Ah, the sweet sound of completion…
You are now reading the blog of someone who has completed their PhD thesis – as well as someone who has waited for examiner’s results, completed the required emendations, and had those emendations accepted!
Next stop: GRADUATION!
Because it’s not polite to ask someone how long they have taken to complete, it’s not something that gets talked about a lot. I started mine in 2003, which means that despite many deferred and part-time enrolled semesters, I’ve essentially been a research student for just over eight years.
Yes, you’re supposed to complete within four years. And everyone who signs up for one of these damned things thinks they’ll be able to make it…but not everyone does. In fact, only about 40% of students really reach that goal. There are a lot of factors that influence this: the nature of the candidate, candidature, discipline and institution all come into play. My story was one of running out of money after a few years and not having had enough done by then to carry me through the tough times that followed.

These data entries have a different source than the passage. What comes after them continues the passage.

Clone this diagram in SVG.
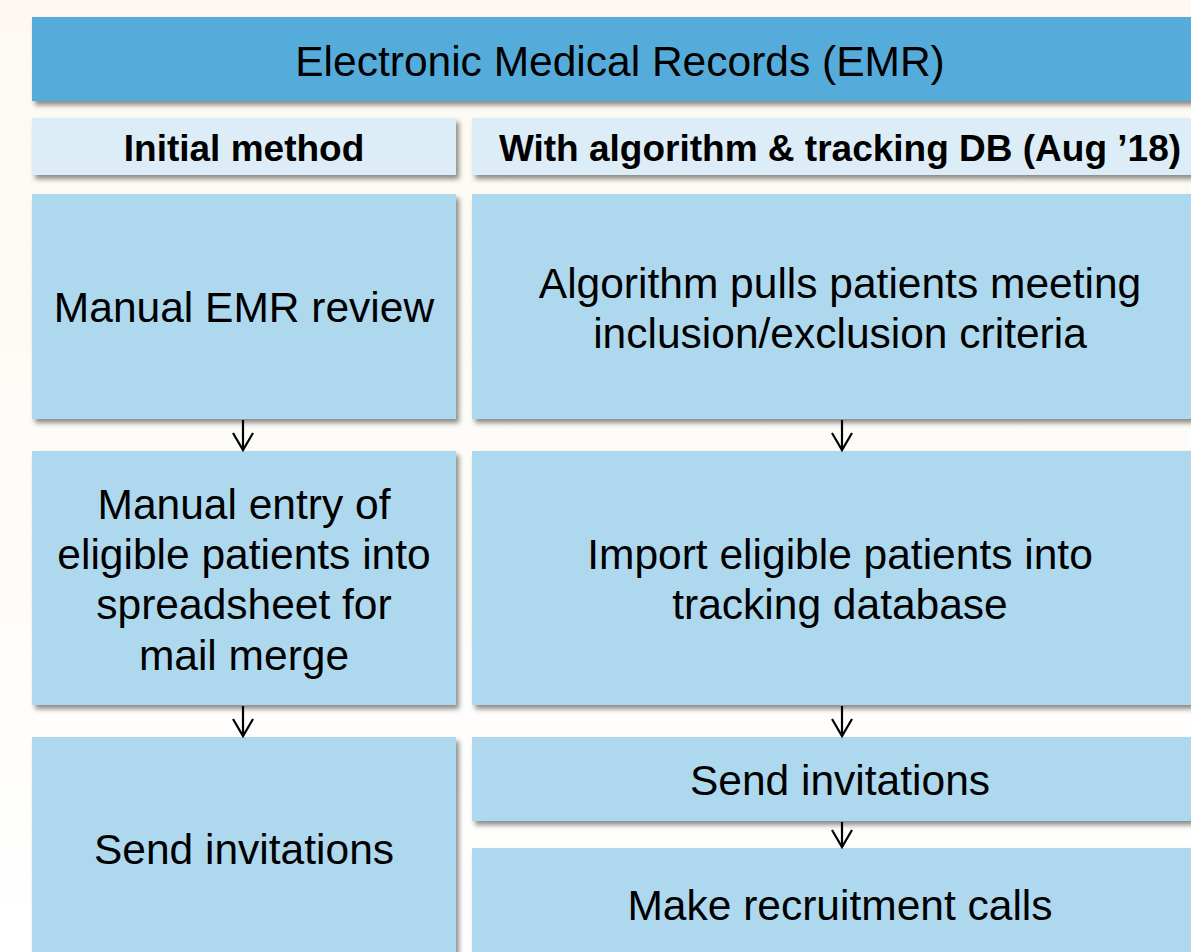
<svg xmlns="http://www.w3.org/2000/svg" width="1191" height="952" viewBox="0 0 1191 952">
<defs>
<linearGradient id="bg" x1="0" y1="0" x2="0" y2="1">
<stop offset="0" stop-color="#FDF9F2"/>
<stop offset="1" stop-color="#FFFFFF"/>
</linearGradient>
<filter id="sh" x="-5%" y="-10%" width="115%" height="130%">
<feDropShadow dx="3" dy="4" stdDeviation="2.5" flood-color="#000" flood-opacity="0.45"/>
</filter>
<marker id="ah" markerUnits="userSpaceOnUse" markerWidth="24" markerHeight="26" viewBox="-20 -12 24 24" refX="0" refY="0" orient="auto">
<path d="M-17,-10 L0,0 L-17,10" fill="none" stroke="#000" stroke-width="2.2"/>
</marker>
<style>
.title{fill:#54ACDA;filter:url(#sh)}
.hdr{fill:#DDEDF7;filter:url(#sh)}
.box{fill:#AED8EE;filter:url(#sh)}
text{font-family:"Liberation Sans",Arial,sans-serif;fill:#000;text-anchor:middle}
.t1{font-size:42.5px}
.t2{font-size:37px;font-weight:bold}
.tb{font-size:42.5px}
.con{stroke:#000;stroke-width:2.2;fill:none;marker-end:url(#ah)}
</style>
</defs>
<rect width="1191" height="952" fill="url(#bg)"/>
<g id="title"><rect class="title" x="32" y="17" width="1190" height="84"/><text class="t1" x="620" y="76">Electronic Medical Records (EMR)</text></g>
<g id="hdr-left"><rect class="hdr" x="32" y="118" width="424" height="57"/><text class="t2" x="244" y="161">Initial method</text></g>
<g id="hdr-right"><rect class="hdr" x="472" y="118" width="750" height="57"/><text class="t2" x="840" y="161">With algorithm &amp; tracking DB (Aug ’18)</text></g>
<g id="l1"><rect class="box" x="32" y="194" width="424" height="225"/><text class="tb" x="244" y="322">Manual EMR review</text></g>
<g id="r1"><rect class="box" x="472" y="194" width="750" height="225"/><text class="tb" x="840" y="298">Algorithm pulls patients meeting</text><text class="tb" x="840" y="348">inclusion/exclusion criteria</text></g>
<g id="l2"><rect class="box" x="32" y="451" width="424" height="254"/><text class="tb" x="244" y="519">Manual entry of</text><text class="tb" x="244" y="569">eligible patients into</text><text class="tb" x="244" y="619">spreadsheet for</text><text class="tb" x="244" y="670">mail merge</text></g>
<g id="r2"><rect class="box" x="472" y="451" width="750" height="254"/><text class="tb" x="840" y="569">Import eligible patients into</text><text class="tb" x="840" y="619">tracking database</text></g>
<g id="l3"><rect class="box" x="32" y="737" width="424" height="240"/><text class="tb" x="244" y="864">Send invitations</text></g>
<g id="r3"><rect class="box" x="472" y="737" width="750" height="84"/><text class="tb" x="840" y="795">Send invitations</text></g>
<g id="r4"><rect class="box" x="472" y="848" width="750" height="130"/><text class="tb" x="840" y="920">Make recruitment calls</text></g>
<g id="connectors">
<path class="con" d="M243,420 L243,450"/>
<path class="con" d="M243,706 L243,736"/>
<path class="con" d="M842,420 L842,450"/>
<path class="con" d="M842,706 L842,736"/>
<path class="con" d="M842,822 L842,847"/>
</g>
</svg>
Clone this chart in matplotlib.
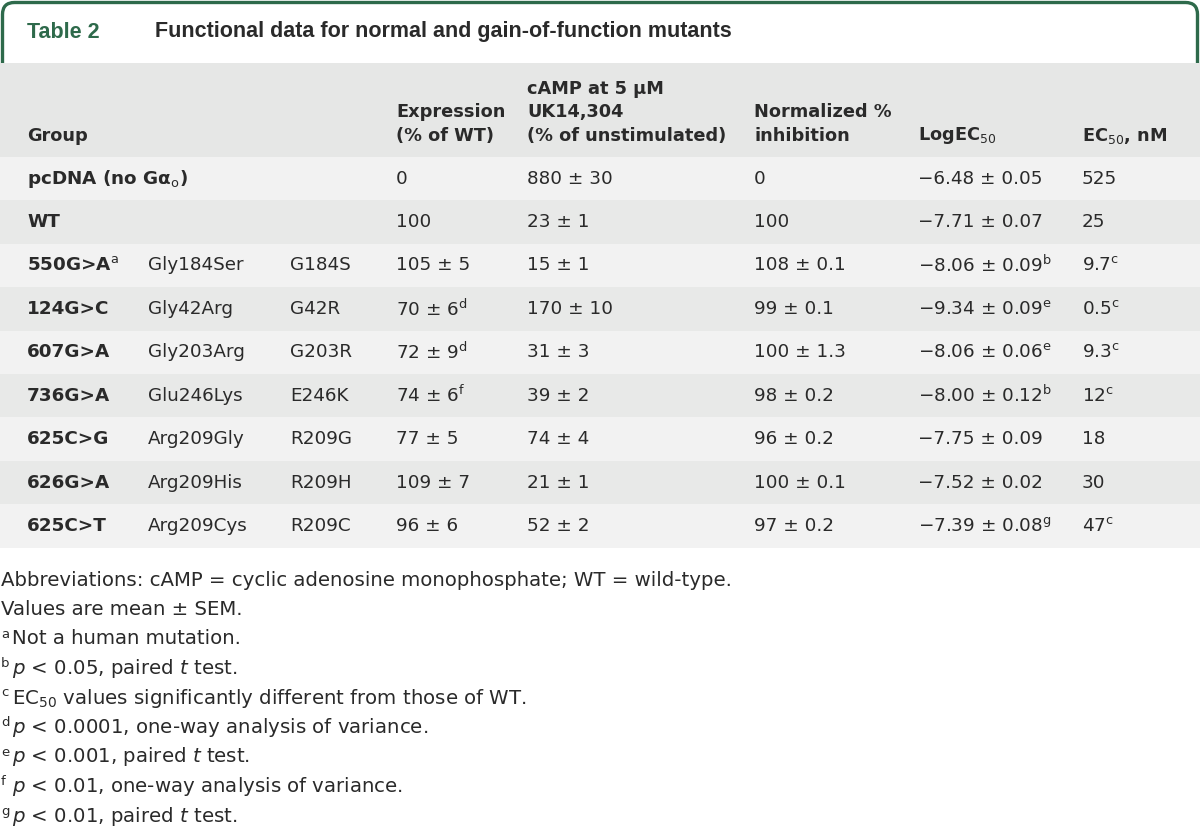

TIP: Full time teaching is NOT conducive to timely completion of a research degree. Well, it wasn’t for me, anyway!
So, in the end, was it worth it?
If it really was such a slog, and the research indicates that my experience is not that unique, would I do it again?
Yes. Yes, I would.
In the end, it is really clear that writing a thesis (a PhD dissertation is generally 80,000 – 100,000 words long) is the ultimate ‘research apprenticeship’. You learn (sometimes the hard way) to manage your time, to overcome writer’s block, to situate yourself within a field of expertise, and to write for an academic audience. You learn to be rigorous in your chosen research methods, and you learn how to discern the quality of others’ work. You learn to cast off doubt about using your own voice, for better or worse.
You also end up with a major piece of research that you can stand by, and put forward as your own – this becomes part of your currency in the academic world.
There were times when I thought I wouldn’t last the distance…without the support of my friends and family, I’m not sure if I would have. There were times when I was so far in ‘the cave’ that I was sure everyone I knew had given up on me ever coming out again! But they were very nice about that, and patient, and kind, and that made all the difference.
So, THANK YOU! Especially to people who read this blog and keep in contact with me online through Twitter and Facebook and the rest. The process of public reflection, knowing that people would notice if I gave up, was something that always helped to keep me motivated. That, and the idea of writing this very post to tell you all that I am FINALLY DONE.